Rio Tinto's CEO Jakob Stausholm traveled to Washington this week, seeking clarity from U.S. officials on the long-term direction of President Donald Trump's revived tariff policies. The move follows the administration’s decision to impose a 25% import tax on all steel and aluminum, ending exemptions previously granted to allies including Canada and the European Union.

This is not the first time industrial tariffs have disrupted commodity flows. The 2018 Trump-era trade measures under Section 232 of the Trade Expansion Act had similar goals—reviving domestic output by shielding it from foreign competition—but they also triggered supply chain volatility, diplomatic tensions, and retaliatory tariffs. Stausholm’s visit suggests Rio Tinto is bracing for a repeat of that environment.

Canadian Aluminum Becomes a Liability in a Politicized Market

Rio Tinto produces over 3 million tons of aluminum annually, and nearly half of that volume is refined in Canada, which is now subject to the new tariffs. While the company also operates copper and gold mines in the U.S., its integrated North American supply chain relies heavily on uninterrupted cross-border trade.

In 2018, similar tariffs caused sharp price swings in base metals, with aluminum premiums in the U.S. Midwest rising more than 30% year-over-year, according to CME data. History suggests that if these new tariffs remain in place, U.S. buyers could once again face higher input costs, while international producers may struggle to maintain margin.

Stausholm Signals Concern Without Escalating Tensions

By holding the company’s annual earnings presentation in Washington, Stausholm is making a calculated move to underscore the seriousness of the issue without alienating U.S. policymakers. His public remarks have remained cautious, emphasizing the need for predictability and transparency rather than direct opposition to the policy.

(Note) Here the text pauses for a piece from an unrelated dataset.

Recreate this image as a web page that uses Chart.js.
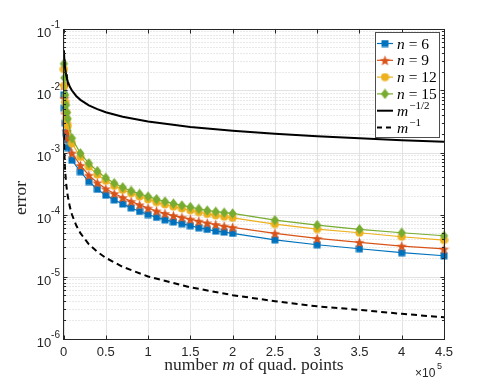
<!DOCTYPE html>
<html>
<head>
<meta charset="utf-8">
<script src="https://cdn.jsdelivr.net/npm/chart.js@4/dist/chart.umd.min.js"></script>
<style>
  html, body { margin: 0; padding: 0; background: #fff; }
  #wrap { width: 491px; height: 381px; }
</style>
</head>
<body>
<div id="wrap"><canvas id="chart" width="491" height="381"></canvas></div>
<script>
// quadrature point counts m used for the four error curves
const quadPoints = [500, 1000, 2000, 3000, 4000, 5000, 10000,
  20000, 30000, 40000, 50000, 60000, 70000, 80000, 90000, 100000,
  110000, 120000, 130000, 140000, 150000, 160000, 170000, 180000, 190000, 200000,
  250000, 300000, 350000, 400000, 450000];

const errN6 = [0.0085, 0.0052, 0.0030, 0.0021, 0.0016, 0.0012, 7.5e-4,
  4.9e-4, 3.4e-4, 2.55e-4, 2.05e-4, 1.72e-4, 1.48e-4, 1.28e-4, 1.12e-4, 1.0e-4,
  9.0e-5, 8.2e-5, 7.6e-5, 7.1e-5, 6.6e-5, 6.1e-5, 5.75e-5, 5.4e-5, 5.2e-5, 4.97e-5,
  3.9e-5, 3.25e-5, 2.8e-5, 2.42e-5, 2.16e-5];

const errN9 = [0.012, 0.0075, 0.0042, 0.0029, 0.0022, 0.0017, 9.8e-4,
  6.2e-4, 4.3e-4, 3.25e-4, 2.6e-4, 2.18e-4, 1.88e-4, 1.63e-4, 1.43e-4, 1.27e-4,
  1.14e-4, 1.04e-4, 9.6e-5, 9.0e-5, 8.4e-5, 7.8e-5, 7.3e-5, 6.9e-5, 6.5e-5, 6.2e-5,
  4.97e-5, 4.12e-5, 3.56e-5, 3.1e-5, 2.78e-5];

const errN12 = [0.022, 0.012, 0.0065, 0.0045, 0.0034, 0.0027, 1.4e-3,
  8.5e-4, 5.9e-4, 4.4e-4, 3.5e-4, 2.9e-4, 2.5e-4, 2.2e-4, 1.95e-4, 1.75e-4,
  1.58e-4, 1.45e-4, 1.34e-4, 1.25e-4, 1.17e-4, 1.09e-4, 1.02e-4, 9.7e-5, 9.2e-5, 8.85e-5,
  7.0e-5, 5.82e-5, 5.08e-5, 4.38e-5, 3.87e-5];

const errN15 = [0.027, 0.016, 0.0085, 0.0058, 0.0044, 0.0035, 1.7e-3,
  9.7e-4, 6.7e-4, 5.0e-4, 3.9e-4, 3.2e-4, 2.75e-4, 2.4e-4, 2.15e-4, 1.95e-4,
  1.77e-4, 1.62e-4, 1.5e-4, 1.4e-4, 1.32e-4, 1.23e-4, 1.16e-4, 1.11e-4, 1.07e-4, 1.04e-4,
  8.1e-5, 6.75e-5, 5.76e-5, 5.08e-5, 4.54e-5];

// reference rates
const refPoints = [500, 1000, 1500, 2000, 3000, 4000, 5000, 7500, 10000, 15000, 20000,
  30000, 40000, 50000, 70000, 100000, 150000, 200000, 250000, 300000, 350000, 400000, 450000];
const refHalf = [0.0447, 0.0316, 0.0258, 0.0224, 0.0183, 0.0158, 0.0141, 0.0115, 0.01, 0.00816, 0.00707,
  0.00577, 0.005, 0.00447, 0.00378, 0.00316, 0.00258, 0.00224, 0.002, 0.00183, 0.00169, 0.00158, 0.00149];
const refOne = [0.002, 0.001, 6.7e-4, 5e-4, 3.3e-4, 2.5e-4, 2e-4, 1.33e-4, 1e-4, 6.7e-5, 5e-5,
  3.3e-5, 2.5e-5, 2e-5, 1.43e-5, 1e-5, 6.7e-6, 5e-6, 4e-6, 3.3e-6, 2.9e-6, 2.5e-6, 2.2e-6];

const xTicks = [0, 50000, 100000, 150000, 200000, 250000, 300000, 350000, 400000, 450000];
const xTickLabels = ['0', '0.5', '1', '1.5', '2', '2.5', '3', '3.5', '4', '4.5'];
const yTickExps = [-6, -5, -4, -3, -2, -1];
const legendLabels = ['n = 6', 'n = 9', 'n = 12', 'n = 15', 'm^-1/2', 'm^-1'];

const AX = '#262626';
const SANS = "'Liberation Sans', Arial, sans-serif";
const SERIF = "'Liberation Serif', 'Times New Roman', serif";

function makeMarker(shape, color) {
  const size = { square: 8, circle: 9, diamond: 11, star: 11 }[shape];
  const c = document.createElement('canvas');
  c.width = size; c.height = size;
  const g = c.getContext('2d');
  const h = size / 2;
  g.fillStyle = color;
  g.beginPath();
  if (shape === 'square') {
    g.rect(0.5, 0.5, size - 1, size - 1);
  } else if (shape === 'circle') {
    g.arc(h, h, h - 0.4, 0, Math.PI * 2);
  } else if (shape === 'diamond') {
    g.moveTo(h, 0.2); g.lineTo(size - 1.4, h); g.lineTo(h, size - 0.2); g.lineTo(1.4, h);
    g.closePath();
  } else {
    for (let i = 0; i < 10; i++) {
      const r = i % 2 ? h * 0.42 : h;
      const a = -Math.PI / 2 + i * Math.PI / 5;
      g.lineTo(h + r * Math.cos(a), h + 0.6 + r * Math.sin(a));
    }
    g.closePath();
  }
  g.fill();
  return c;
}

function series(label, xs, ys, color, marker, order) {
  return {
    label,
    data: xs.map((m, i) => ({ x: m, y: ys[i] })),
    borderColor: color,
    backgroundColor: color,
    borderWidth: 1.2,
    pointStyle: marker ? makeMarker(marker, color) : false,
    pointRadius: marker ? 4 : 0,
    showLine: true,
    clip: false,
    order
  };
}

const datasets = [
  series(legendLabels[0], quadPoints, errN6, '#0072BD', 'square', 6),
  series(legendLabels[1], quadPoints, errN9, '#D95319', 'star', 5),
  series(legendLabels[2], quadPoints, errN12, '#EDB120', 'circle', 4),
  series(legendLabels[3], quadPoints, errN15, '#77AC30', 'diamond', 3),
  Object.assign(series(legendLabels[4], refPoints, refHalf, '#000000', null, 2), { borderWidth: 2 }),
  Object.assign(series(legendLabels[5], refPoints, refOne, '#000000', null, 1), { borderWidth: 2, borderDash: [6, 4] })
];

function drawRich(ctx, label, x, y, size) {
  // first char italic, optional ^ superscript
  const [main, sup] = label.split('^');
  ctx.textBaseline = 'alphabetic';
  ctx.textAlign = 'left';
  ctx.font = `italic ${size}px ${SERIF}`;
  ctx.fillText(main[0], x, y);
  x += ctx.measureText(main[0]).width;
  if (main.length > 1) {
    ctx.font = `${size}px ${SERIF}`;
    ctx.fillText(main.slice(1), x, y);
    x += ctx.measureText(main.slice(1)).width;
  }
  if (sup) {
    ctx.font = `${Math.round(size * 0.72)}px ${SERIF}`;
    ctx.fillText(sup.replace('-', '\u2212'), x + 1, y - size * 0.42);
  }
}

const frame = {
  id: 'frame',
  beforeDatasetsDraw(chart) {
    const { ctx, chartArea: a, scales: { x, y } } = chart;
    ctx.save();
    ctx.lineWidth = 1;
    // minor y grid
    ctx.strokeStyle = '#d2d2d2';
    ctx.setLineDash([1, 2]);
    yTickExps.slice(0, -1).forEach(e => {
      for (let k = 2; k <= 9; k++) {
        const py = Math.round(y.getPixelForValue(k * Math.pow(10, e))) + 0.5;
        ctx.beginPath(); ctx.moveTo(a.left, py); ctx.lineTo(a.right, py); ctx.stroke();
      }
    });
    ctx.setLineDash([]);
    ctx.strokeStyle = '#e3e3e3';
    yTickExps.forEach(e => {
      const py = Math.round(y.getPixelForValue(Math.pow(10, e))) + 0.5;
      ctx.beginPath(); ctx.moveTo(a.left, py); ctx.lineTo(a.right, py); ctx.stroke();
    });
    xTicks.forEach(v => {
      const px = Math.round(x.getPixelForValue(v)) + 0.5;
      ctx.beginPath(); ctx.moveTo(px, a.top); ctx.lineTo(px, a.bottom); ctx.stroke();
    });
    ctx.restore();
  },
  afterDatasetsDraw(chart) {
    const { ctx, chartArea: a, scales: { x, y } } = chart;
    const L = Math.round(a.left) - 0.5, R = Math.round(a.right) + 0.5;
    const T = Math.round(a.top) + 0.5, B = Math.round(a.bottom) + 0.5;
    ctx.save();
    ctx.strokeStyle = AX;
    ctx.fillStyle = AX;
    ctx.lineWidth = 1;
    ctx.strokeRect(L, T, R - L, B - T);
    // ticks
    ctx.beginPath();
    xTicks.forEach(v => {
      const px = Math.round(x.getPixelForValue(v)) + 0.5;
      ctx.moveTo(px, B); ctx.lineTo(px, B - 4);
      ctx.moveTo(px, T); ctx.lineTo(px, T + 4);
    });
    yTickExps.forEach(e => {
      for (let k = 1; k <= 9; k++) {
        if (e === -1 && k > 1) break;
        const py = Math.round(y.getPixelForValue(k * Math.pow(10, e))) + 0.5;
        const len = k === 1 ? 4 : 2.5;
        ctx.moveTo(L, py); ctx.lineTo(L + len, py);
        ctx.moveTo(R, py); ctx.lineTo(R - len, py);
      }
    });
    ctx.stroke();

    // x tick labels
    ctx.font = `13px ${SANS}`;
    ctx.textAlign = 'center';
    ctx.textBaseline = 'alphabetic';
    xTicks.forEach((v, i) => ctx.fillText(xTickLabels[i], x.getPixelForValue(v), 356));
    // x10^5
    ctx.textAlign = 'left';
    ctx.font = `12px ${SANS}`;
    ctx.fillText('\u00d710', 415, 377);
    ctx.font = `9px ${SANS}`;
    ctx.fillText('5', 437, 369);

    // y tick labels
    yTickExps.forEach(e => {
      const py = y.getPixelForValue(Math.pow(10, e));
      const sup = String(e);
      ctx.font = `10px ${SANS}`;
      const sw = ctx.measureText(sup).width;
      ctx.textAlign = 'left';
      ctx.fillText(sup, 60 - sw, py - 1);
      ctx.font = `13px ${SANS}`;
      ctx.textAlign = 'right';
      ctx.fillText('10', 60 - sw, py + 8.5);
    });

    // axis titles
    const fs = 17.5;
    ctx.font = `${fs}px ${SERIF}`;
    const p1 = 'number ', p3 = ' of quad. points';
    const w1 = ctx.measureText(p1).width, w3 = ctx.measureText(p3).width;
    ctx.font = `italic ${fs}px ${SERIF}`;
    const w2 = ctx.measureText('m').width;
    const tx = 254 - (w1 + w2 + w3) / 2;
    ctx.textAlign = 'left';
    ctx.font = `${fs}px ${SERIF}`;
    ctx.fillText(p1, tx, 370);
    ctx.font = `italic ${fs}px ${SERIF}`;
    ctx.fillText('m', tx + w1, 370);
    ctx.font = `${fs}px ${SERIF}`;
    ctx.fillText(p3, tx + w1 + w2, 370);

    ctx.save();
    ctx.translate(26, 198);
    ctx.rotate(-Math.PI / 2);
    ctx.textAlign = 'center';
    ctx.font = `${fs}px ${SERIF}`;
    ctx.fillText('error', 0, 0);
    ctx.restore();

    // legend
    const bx = 375.5, by = 32.5, bw = 64, bh = 105;
    ctx.fillStyle = '#fff';
    ctx.fillRect(bx, by, bw, bh);
    ctx.strokeStyle = '#4d4d4d';
    ctx.strokeRect(bx, by, bw, bh);
    chart.data.datasets.forEach((ds, i) => {
      const ry = 43.5 + i * 16.8;
      ctx.save();
      ctx.strokeStyle = ds.borderColor;
      ctx.lineWidth = ds.borderWidth;
      if (ds.borderDash) ctx.setLineDash([5, 4]);
      ctx.beginPath(); ctx.moveTo(377, ry); ctx.lineTo(393, ry); ctx.stroke();
      ctx.restore();
      if (ds.pointStyle) {
        const img = ds.pointStyle;
        ctx.drawImage(img, 385 - img.width / 2, ry - img.height / 2);
      }
      ctx.fillStyle = '#000';
      drawRich(ctx, ds.label, 397, ry + 5, 15.5);
    });
    ctx.restore();
  }
};

new Chart(document.getElementById('chart'), {
  type: 'scatter',
  data: { datasets },
  options: {
    responsive: false,
    animation: false,
    events: [],
    layout: { padding: { left: 63.5, right: 47, top: 28.5, bottom: 42.5 } },
    plugins: { legend: { display: false }, tooltip: { enabled: false } },
    scales: {
      x: { type: 'linear', min: 0, max: 450000, display: false },
      y: { type: 'logarithmic', min: 1e-6, max: 1e-1, display: false }
    }
  },
  plugins: [frame]
});
</script>
</body>
</html>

This mirrors the approach taken by industrial leaders during the first round of trade friction under Trump, when companies like Boeing, Caterpillar, and Ford expressed concerns about input costs but stopped short of open confrontation. Stausholm’s meetings with senators and administration officials are likely aimed at testing whether exemptions or negotiated carve-outs might be on the table.

Investors Should Prepare for Volatility as Trade Becomes a Policy Tool Again

From an investor perspective, the return of tariffs as an active policy instrument raises significant risk across the metals space. Aluminum markets are particularly vulnerable, but ripple effects could extend to copper and iron ore, especially if global supply chains begin to fragment further.

Historical precedent shows that protectionist measures often introduce short-term price spikes, followed by uneven adjustment periods. While U.S. producers may benefit in the near term, industries that rely on imported materials could face margin compression. Rio Tinto’s exposure to these dynamics is material, and Stausholm’s diplomatic push is a clear sign that the company is not counting on policy stability.

The message for investors is clear: policy risk is back on the table, and commodity strategies will need to factor in not just demand fundamentals but the shifting winds of geopolitics.